Shortly thereafter, they added grease trap pumping to their already long list of services: sewer repair, drain cleaning, pipe repair, foundation repair, lift station cleaning and repair, hydro-excavation and video pipe inspection using a CUES camera.

One of the biggest issues Cloud 9 Services encounters with grease trap is the lack of proper cleaning. “Sometimes, we get to a job and see that whoever pumped before, wasn’t actually pumping. They would just pump water through the trap and leave the grease, which would build up like a rock. We had to bring in a jetvac to blast it out before we can pump. When we clean a grease trap, we jet it inside and out and vacuum all of the grease out. We also recommend to jet the inbound and outbound lines as a maintenance item. We explain that they can pay to do it as maintenance now or pay more later when it’s an emergency.”

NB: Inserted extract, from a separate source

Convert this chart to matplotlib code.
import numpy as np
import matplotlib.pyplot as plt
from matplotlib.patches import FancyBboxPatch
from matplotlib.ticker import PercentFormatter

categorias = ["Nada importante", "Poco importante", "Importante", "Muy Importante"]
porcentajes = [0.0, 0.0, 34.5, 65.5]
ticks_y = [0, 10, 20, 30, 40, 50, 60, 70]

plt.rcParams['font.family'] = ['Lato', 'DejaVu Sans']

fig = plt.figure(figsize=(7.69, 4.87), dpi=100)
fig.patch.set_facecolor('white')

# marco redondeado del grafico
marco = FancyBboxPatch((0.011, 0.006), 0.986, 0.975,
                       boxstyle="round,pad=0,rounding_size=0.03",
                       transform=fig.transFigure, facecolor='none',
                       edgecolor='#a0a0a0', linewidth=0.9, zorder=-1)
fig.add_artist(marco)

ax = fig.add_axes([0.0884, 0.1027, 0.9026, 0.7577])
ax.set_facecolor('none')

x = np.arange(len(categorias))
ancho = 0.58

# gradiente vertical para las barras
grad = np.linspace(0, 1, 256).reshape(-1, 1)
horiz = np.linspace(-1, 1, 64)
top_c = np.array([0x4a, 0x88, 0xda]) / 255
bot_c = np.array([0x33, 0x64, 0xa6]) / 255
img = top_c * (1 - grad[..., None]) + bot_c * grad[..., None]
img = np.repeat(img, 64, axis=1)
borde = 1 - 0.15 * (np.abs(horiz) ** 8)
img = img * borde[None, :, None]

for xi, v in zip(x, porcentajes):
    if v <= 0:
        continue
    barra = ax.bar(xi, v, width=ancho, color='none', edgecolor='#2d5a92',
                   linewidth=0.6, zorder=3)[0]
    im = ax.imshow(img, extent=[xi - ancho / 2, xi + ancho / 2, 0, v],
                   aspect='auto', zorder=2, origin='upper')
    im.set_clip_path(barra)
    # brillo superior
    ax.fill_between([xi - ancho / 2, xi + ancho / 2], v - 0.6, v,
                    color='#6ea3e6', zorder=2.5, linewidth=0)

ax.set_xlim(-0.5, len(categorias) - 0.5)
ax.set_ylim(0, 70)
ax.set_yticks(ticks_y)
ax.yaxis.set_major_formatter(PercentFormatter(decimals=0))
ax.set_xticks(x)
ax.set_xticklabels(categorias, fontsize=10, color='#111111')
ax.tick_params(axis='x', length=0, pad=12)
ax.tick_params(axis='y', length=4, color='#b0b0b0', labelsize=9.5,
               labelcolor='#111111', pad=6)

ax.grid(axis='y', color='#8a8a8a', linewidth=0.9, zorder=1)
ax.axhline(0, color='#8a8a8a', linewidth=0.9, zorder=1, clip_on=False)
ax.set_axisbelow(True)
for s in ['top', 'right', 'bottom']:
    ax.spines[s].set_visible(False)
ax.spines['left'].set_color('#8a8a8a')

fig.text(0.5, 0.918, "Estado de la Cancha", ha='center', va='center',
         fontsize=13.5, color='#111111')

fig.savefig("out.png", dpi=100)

Like many other grease trap pumpers, disposal can be an issue. “We have a limited number of sites for grease disposal. Sometimes when we arrive, there is a waiting line, which is a lot of wasted time. The closest disposal site is also a 25-30 minute drive.” This creates a lot of down time for the truck which could otherwise work and make money.

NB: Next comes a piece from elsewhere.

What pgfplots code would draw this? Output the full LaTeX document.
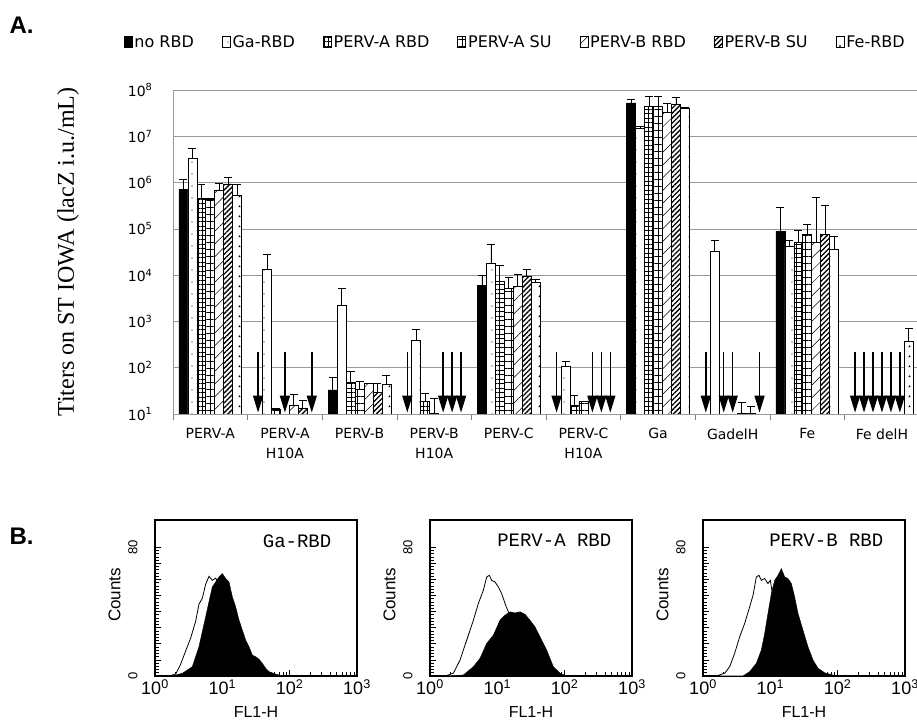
\documentclass[border=0pt]{standalone}
\usepackage{pgfplots}
\pgfplotsset{compat=1.18}
\usepackage{pgfplotstable}
\usepackage{fontspec}
\usetikzlibrary{patterns.meta,arrows.meta}
\setmainfont{DejaVu Sans}
\newfontfamily\verd{DejaVu Sans}
\newfontfamily\tnr{Liberation Serif}
\newfontfamily\helv{Liberation Sans}
\newfontfamily\cour{Liberation Mono}

% ---- Panel A: log10 titer (y) and upper error (e), x = group index
\pgfplotstableread{
x y e
0 5.86 0.21
2 1.52 0.27
4 3.77 0.22
6 7.72 0.08
8 4.95 0.51
}\tNo
\pgfplotstableread{
x y e
0 6.53 0.21
1 4.13 0.32
2 3.35 0.37
3 2.59 0.23
4 4.25 0.41
5 2.02 0.12
6 7.17 0.04
7 4.51 0.23
8 4.63 0.13
}\tGa
\pgfplotstableread{
x y e
0 5.66 0.30
1 1.10 0.02
2 1.68 0.23
3 1.27 0.18
4 3.87 0.35
5 1.19 0.22
6 7.65 0.22
8 4.71 0.25
}\tAR
\pgfplotstableread{
x y e
0 5.63 0.03
2 1.53 0.17
3 1.02 0.32
4 3.71 0.24
5 1.27 0.01
6 7.65 0.22
8 4.88 0.22
}\tAS
\pgfplotstableread{
x y e
0 5.84 0.15
1 1.18 0.25
2 1.66 0.01
4 3.76 0.26
6 7.51 0.21
7 1.02 0.23
8 4.71 0.97
}\tBR
\pgfplotstableread{
x y e
0 5.97 0.15
1 1.12 0.17
2 1.47 0.19
4 3.97 0.16
6 7.70 0.14
7 1.02 0.14
8 4.88 0.63
}\tBS
\pgfplotstableread{
x y e
0 5.72 0.25
2 1.64 0.19
4 3.84 0.07
6 7.60 0.02
8 4.56 0.27
9 2.58 0.26
}\tFe
\pgfplotstableread{
x y u v
0.64 2.35 0 -1.32
1.00 2.35 0 -1.32
1.36 2.35 0 -1.32
2.64 2.35 0 -1.32
3.12 2.35 0 -1.32
3.24 2.35 0 -1.32
3.36 2.35 0 -1.32
4.64 2.35 0 -1.32
5.12 2.35 0 -1.32
5.24 2.35 0 -1.32
5.36 2.35 0 -1.32
6.64 2.35 0 -1.32
6.88 2.35 0 -1.32
7.00 2.35 0 -1.32
7.36 2.35 0 -1.32
8.64 2.35 0 -1.32
8.76 2.35 0 -1.32
8.88 2.35 0 -1.32
9.00 2.35 0 -1.32
9.12 2.35 0 -1.32
9.24 2.35 0 -1.32
}\tArr

% ---- Panel B histograms: x = log10(FL1-H), c = counts
\pgfplotstableread{
x c
0.208 0
0.307 1.2
0.381 7.4
0.455 15.5
0.530 23.6
0.604 34.1
0.653 44.6
0.703 48.4
0.752 57.0
0.802 62.0
0.851 59.5
0.901 60.8
0.975 55.8
1.050 48.4
1.149 34.1
1.248 21.7
1.347 12.4
1.446 6.2
1.545 2.5
1.644 0
}\hOneW
\pgfplotstableread{
x c
0.257 0
0.406 1.7
0.554 5.8
0.653 18.2
0.752 36.8
0.851 55.4
0.901 58.5
0.950 61.6
1.000 63.7
1.050 60.6
1.099 58.5
1.149 49.2
1.198 43.0
1.248 34.7
1.297 28.5
1.347 22.3
1.396 18.2
1.446 13.0
1.495 12.0
1.545 10.4
1.594 7.9
1.644 4.8
1.693 2.7
1.792 1.2
1.891 0
}\hOneB
\pgfplotstableread{
x c
0.223 0
0.347 1.7
0.446 9.9
0.545 22.3
0.644 34.7
0.718 45.1
0.792 53.3
0.842 61.6
0.881 62.6
0.916 59.5
0.965 58.5
1.015 55.4
1.064 51.3
1.114 45.1
1.163 39.9
1.238 30.4
1.337 18.0
1.436 7.9
1.584 1.7
1.733 0
}\hTwoW
\pgfplotstableread{
x c
0.248 0
0.495 0.6
0.644 5.8
0.743 11.0
0.842 20.3
0.941 25.4
1.040 34.7
1.114 37.8
1.188 39.9
1.262 39.2
1.337 39.9
1.411 38.4
1.485 34.7
1.559 30.6
1.634 24.4
1.733 16.1
1.832 5.8
1.931 1.7
2.030 0
}\hTwoB
\pgfplotstableread{
x c
0.198 0
0.322 1.7
0.396 5.8
0.470 14.1
0.545 24.4
0.619 32.7
0.693 43.0
0.743 50.2
0.792 61.6
0.832 62.6
0.866 59.5
0.916 60.6
0.965 57.5
1.000 59.5
1.030 51.3
1.089 38.9
1.188 22.3
1.287 9.9
1.386 2.7
1.485 0
}\hThreeW
\pgfplotstableread{
x c
0.594 0
0.693 2.7
0.792 7.9
0.866 16.1
0.916 26.5
0.965 38.9
1.015 51.3
1.064 59.5
1.114 62.6
1.163 66.8
1.213 61.6
1.262 60.6
1.312 57.5
1.361 49.2
1.411 38.9
1.485 28.5
1.559 18.2
1.634 9.9
1.708 4.8
1.807 2.0
1.931 0.6
2.030 0
}\hThreeB

\pgfplotsset{
  titbar/.style={ybar, bar width=8.95bp, bar shift=0pt, draw=black, line width=0.7bp,
    error bars/y dir=plus, error bars/y explicit,
    error bars/error bar style={black, line width=0.8bp},
    error bars/error mark options={black, rotate=90, mark size=4bp, line width=0.8bp}},
  facs/.style={
    scale only axis, width=202bp, height=156bp, anchor=south west,
    xmin=0, xmax=3, ymin=0, ymax=97,
    xtick={0,1,2,3},
    xticklabels={10\textsuperscript{0},10\textsuperscript{1},10\textsuperscript{2},10\textsuperscript{3}},
    minor xtick={0.301,0.477,0.602,0.699,0.778,0.845,0.903,0.954,1.301,1.477,1.602,1.699,1.778,1.845,1.903,1.954,2.301,2.477,2.602,2.699,2.778,2.845,2.903,2.954},
    ytick={0,10,...,80}, yticklabels={0,,,,,,,,80},
    minor y tick num=4,
    tick align=inside, xtick pos=bottom, ytick pos=left,
    major tick length=6bp, minor tick length=3.5bp,
    tick style={black, line width=0.8bp},
    axis line style={line width=1.6bp},
    xticklabel style={font=\helv\fontsize{18bp}{20bp}\selectfont},
    yticklabel style={font=\helv\fontsize{13bp}{15bp}\selectfont, rotate=90, anchor=south},
    yticklabel shift=14bp,
    xlabel={FL1-H}, xlabel style={font=\helv\fontsize{16bp}{18bp}\selectfont, yshift=-5bp},
    ylabel={Counts}, ylabel style={font=\helv\fontsize{17bp}{19bp}\selectfont, at={(axis description cs:-0.2,0.52)}, anchor=center},
  },
}

\begin{document}
\begin{tikzpicture}
\path[use as bounding box] (0,0) rectangle (917bp,726bp);

\node[font=\helv\bfseries\fontsize{24bp}{26bp}\selectfont, anchor=west] at (6bp,701bp) {A.};
\node[font=\helv\bfseries\fontsize{24bp}{26bp}\selectfont, anchor=west] at (6bp,190bp) {B.};

\begin{axis}[
  at={(173bp,312bp)}, anchor=south west, scale only axis,
  width=744bp, height=324bp,
  xmin=-0.5, xmax=9.47, ymin=1, ymax=8,
  xtick={0,...,9},
  xticklabels={PERV-A,{PERV-A\\H10A},PERV-B,{PERV-B\\H10A},PERV-C,{PERV-C\\H10A},Ga,GadelH,Fe,Fe delH},
  xticklabel style={font=\verd\fontsize{14bp}{20bp}\selectfont, align=center, anchor=north, yshift=-11bp},
  minor xtick={-0.5,0.5,...,8.5},
  major tick length=0pt, minor tick length=6bp, tick align=outside,
  xtick pos=bottom, ytick pos=left,
  ytick={1,...,8},
  yticklabels={10\textsuperscript{1},10\textsuperscript{2},10\textsuperscript{3},10\textsuperscript{4},10\textsuperscript{5},10\textsuperscript{6},10\textsuperscript{7},10\textsuperscript{8}},
  yticklabel style={font=\verd\fontsize{14bp}{16bp}\selectfont, xshift=-17bp},
  ymajorgrids, grid style={gray!80, line width=0.6bp},
  minor tick style={gray, line width=0.7bp},
  axis lines*=left, axis line style={gray!80, line width=0.8bp, -},
  ylabel={Titers on ST IOWA (lacZ i.u./mL)},
  ylabel style={font=\tnr\fontsize{24bp}{26bp}\selectfont, at={(axis description cs:-0.141,0.5)}, anchor=center},
  legend columns=7,
  legend style={at={(axis description cs:0.46,1.148)}, anchor=center, draw=none, fill=none,
    font=\verd\fontsize{16bp}{18bp}\selectfont,
    /tikz/every even column/.append style={column sep=26bp}},
  legend image code/.code={\draw[#1, line width=0.7bp] (0bp,-5.5bp) rectangle (8bp,5.5bp);},
]
\addplot[titbar, fill=black] table[x expr=\thisrow{x}-0.36,y=y,y error=e]{\tNo};
\addlegendentry{no RBD}
\addplot[titbar, fill=white, postaction={pattern={Dots[radius=0.7bp,distance=12bp]}, pattern color=black}] table[x expr=\thisrow{x}-0.24,y=y,y error=e]{\tGa};
\addlegendentry{Ga-RBD}
\addplot[titbar, fill=white, postaction={pattern={Hatch[distance=4.5bp,line width=1bp]}, pattern color=black}] table[x expr=\thisrow{x}-0.12,y=y,y error=e]{\tAR};
\addlegendentry{PERV-A RBD}
\addplot[titbar, fill=white, postaction={pattern={Hatch[distance=7bp,line width=1bp]}, pattern color=black}] table[x expr=\thisrow{x},y=y,y error=e]{\tAS};
\addlegendentry{PERV-A SU}
\addplot[titbar, fill=white, postaction={pattern={Lines[angle=45,distance=9bp,line width=0.5bp]}, pattern color=black}] table[x expr=\thisrow{x}+0.12,y=y,y error=e]{\tBR};
\addlegendentry{PERV-B RBD}
\addplot[titbar, fill=white, postaction={pattern={Lines[angle=45,distance=3.5bp,line width=1.3bp]}, pattern color=black}] table[x expr=\thisrow{x}+0.24,y=y,y error=e]{\tBS};
\addlegendentry{PERV-B SU}
\addplot[titbar, fill=white, postaction={pattern={Stars[points=3,radius=1.4bp,distance=10bp]}, pattern color=black}] table[x expr=\thisrow{x}+0.36,y=y,y error=e]{\tFe};
\addlegendentry{Fe-RBD}
\addplot[forget plot, black, line width=1.5bp, -{Triangle[length=17bp,width=10bp]},
  quiver={u=\thisrow{u}, v=\thisrow{v}}] table[x=x,y=y]{\tArr};
\end{axis}

\begin{axis}[facs, at={(155bp,50bp)}]
\addplot[black, line width=0.8bp, fill=white] table[x=x,y=c]{\hOneW} \closedcycle;
\addplot[black, fill=black] table[x=x,y=c]{\hOneB} \closedcycle;
\node[anchor=north east, font=\cour\fontsize{19bp}{21bp}\selectfont] at (rel axis cs:0.89,0.93) {Ga-RBD};
\end{axis}

\begin{axis}[facs, at={(430bp,50bp)}]
\addplot[black, line width=0.8bp, fill=white] table[x=x,y=c]{\hTwoW} \closedcycle;
\addplot[black, fill=black] table[x=x,y=c]{\hTwoB} \closedcycle;
\node[anchor=north east, font=\cour\fontsize{19bp}{21bp}\selectfont] at (rel axis cs:0.915,0.93) {PERV-A RBD};
\end{axis}

\begin{axis}[facs, at={(703bp,50bp)}]
\addplot[black, line width=0.8bp, fill=white] table[x=x,y=c]{\hThreeW} \closedcycle;
\addplot[black, fill=black] table[x=x,y=c]{\hThreeB} \closedcycle;
\node[anchor=north east, font=\cour\fontsize{19bp}{21bp}\selectfont] at (rel axis cs:0.91,0.93) {PERV-B RBD};
\end{axis}
\end{tikzpicture}
\end{document}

However, disposal costs in Orlando aren’t a big issue, ranging from just 9 to 12 cents per gallon. “Some of our competitors will end up pumping a grease trap for just 10 cents a gallon because they also take the restaurant’s brown grease and use the profit from that to reduce their grease trap pumping pricing.”

Despite that, Cloud 9 Services are able to work some magic of their own. One of the things that sets their business apart is underground work. This experience has allowed them to contract with heavy construction contractors, road builders, commercial property owners and property managers, which has led their company in whole new direction.

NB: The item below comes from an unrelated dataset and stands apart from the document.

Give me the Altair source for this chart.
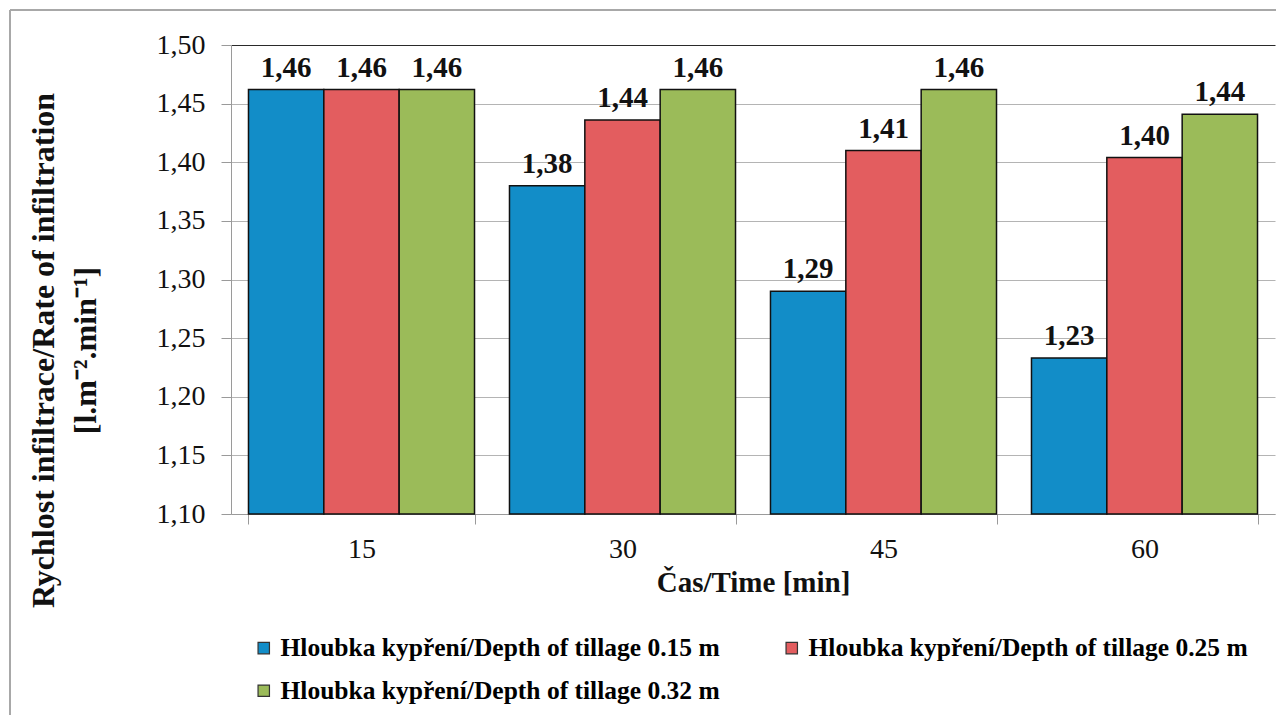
import altair as alt
import pandas as pd

# Infiltration rate by time and tillage depth
times = ["15", "30", "45", "60"]
series = [
    "Hloubka kypření/Depth  of tillage 0.15 m",
    "Hloubka kypření/Depth  of tillage 0.25 m",
    "Hloubka kypření/Depth  of tillage 0.32 m",
]
depth_015 = [1.462, 1.380, 1.290, 1.233]
depth_025 = [1.462, 1.436, 1.410, 1.404]
depth_032 = [1.462, 1.462, 1.462, 1.441]
colors = ["#128dc8", "#e35d5f", "#9bbb59"]

rows = []
for name, vals in zip(series, [depth_015, depth_025, depth_032]):
    for t, v in zip(times, vals):
        rows.append({"time": t, "series": name, "rate": v})
df = pd.DataFrame(rows)
df["label"] = df["rate"].map(lambda v: f"{v:.2f}".replace(".", ","))

FONT = "Liberation Serif, Times New Roman, serif"
W, H = 1044, 469

x_enc = alt.X(
    "time:N",
    sort=times,
    scale=alt.Scale(paddingInner=0.134, paddingOuter=0.067),
    axis=alt.Axis(
        title="Čas/Time [min]",
        labelAngle=0,
        tickBand="extent",
        tickSize=10,
        tickColor="#9a9a9a",
        domainColor="#9a9a9a",
        labelFont=FONT,
        labelFontSize=28,
        labelPadding=11,
        titleFont=FONT,
        titleFontSize=29,
        titleFontWeight="bold",
        titlePadding=5,
    ),
)
xoff = alt.XOffset("series:N", sort=series, scale=alt.Scale(paddingInner=0, paddingOuter=0))
y_enc = alt.Y(
    "rate:Q",
    scale=alt.Scale(domain=[1.10, 1.50], zero=False, clamp=True, nice=False),
    axis=alt.Axis(
        values=[1.10, 1.15, 1.20, 1.25, 1.30, 1.35, 1.40, 1.45, 1.50],
        labelExpr="replace(format(datum.value, '.2f'), '.', ',')",
        title=["Rychlost infiltrace/Rate of infiltration", "[l.m⁻².min⁻¹]"],
        titleFont=FONT,
        titleFontSize=32,
        titleFontWeight="bold",
        titleLineHeight=42,
        titleX=-178,
        titleY=305,
        titleAlign="center",
        titleBaseline="alphabetic",
        tickSize=10,
        tickColor="#9a9a9a",
        domainColor="#9a9a9a",
        labelFont=FONT,
        labelFontSize=28,
        labelPadding=16,
        grid=True,
        gridColor={"condition": {"test": "datum.value == 1.5", "value": "#2a2a2a"}, "value": "#b4b4b4"},
        gridWidth=1.2,
    ),
)

bars = alt.Chart(df).mark_bar(stroke="#111111", strokeWidth=1.5).encode(
    x=x_enc,
    xOffset=xoff,
    y=y_enc,
    color=alt.Color(
        "series:N",
        sort=series,
        scale=alt.Scale(domain=series, range=colors),
        legend=alt.Legend(
            title=None,
            orient="none",
            direction="horizontal",
            legendX=20,
            legendY=590,
            columns=2,
            columnPadding=52,
            rowPadding=16,
            symbolType="square",
            symbolSize=130,
            symbolStrokeColor="#333333",
            symbolStrokeWidth=1.2,
            labelFont=FONT,
            labelFontSize=25.5,
            labelFontWeight="bold",
            labelOffset=4,
            labelLimit=700,
        ),
    ),
)

labels = alt.Chart(df).mark_text(
    font=FONT, fontSize=29, fontWeight="bold", baseline="alphabetic", dy=-13, color="#111111"
).encode(
    x=alt.X("time:N", sort=times),
    xOffset=alt.XOffset("series:N", sort=series),
    y="rate:Q",
    text="label:N",
)

# Outer frame lines
frame_left = alt.Chart(df).mark_rule(color="#a8a8a8", strokeWidth=2).encode(
    x=alt.value(-221), y=alt.value(-35), y2=alt.value(700)
)
frame_top = alt.Chart(df).mark_rule(color="#a8a8a8", strokeWidth=2).encode(
    x=alt.value(-221), x2=alt.value(1100), y=alt.value(-35)
)

chart = (
    alt.layer(bars, labels, frame_left, frame_top)
    .properties(width=W, height=H, autosize=alt.AutoSizeParams(type="none"),
                padding={"left": 231, "top": 45, "right": 1, "bottom": 201})
    .configure(font=FONT, background="white")
    .configure_view(stroke=None)
    .configure_axis(labelColor="#111111", titleColor="#111111")
)

chart.save("out.html", embed_options={"renderer": "svg", "actions": False})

The recession hit Fender and his family just like the rest of the country leading them to make some tough decisions. “About 5 years ago, in the depths of the recession, things were really bad. There was no profit. It was horrible. We were making payments on some new equipment, but not getting a bunch of work.”

“I understood that my leadership as president was not as good as it could be. My wife Xi Lu (called Lucy) was the head CPA for the pipeline construction department of the largest oil company in China and had great management skills. She took over as president of Cloud 9 Services and began making the monetary decisions–figuring out where our profit margins are, wages, equipment sales, etc. Thanks to her leadership, we were able to make some tough decisions about selling new equipment and downsizing to make it through the recession.

“My job is quality control and estimating. I made a commitment to her to double down and work Saturdays and Sundays. We kept working and for the third year in a row we are showing profits again and doing well. I owe our success to her leadership.”


Getting customers takes marketing savvy, but retaining customers is all about service. “One of the keys to keeping customers happy is responsiveness. We are a 24-hour company and I’m the 24-hour guy. Even when I go on vacation this summer, I have two guys that will take turns answering the calls.

“We also quote up front whether it is an hourly job or a lump sum project. Before we mobilize, we break down our pricing for our customer so that everyone is on the same page. We’ve heard of some competitors who do a lot of change orders and the customers don’t like that.

“If we get a call back on a job, we immediately go back and remedy the situation no matter how big the job is. We also honor all warranties and work that we do.

“We want to make our money honestly and strive to give the customer more than they expect. Sometimes we even put that in the bid. For example, when a property manager asks for a variety of services, I’ll throw in cleaning a sewer line that was not originally included, for free.”

“We are always learning, growing and improving so that we can provide the best service.”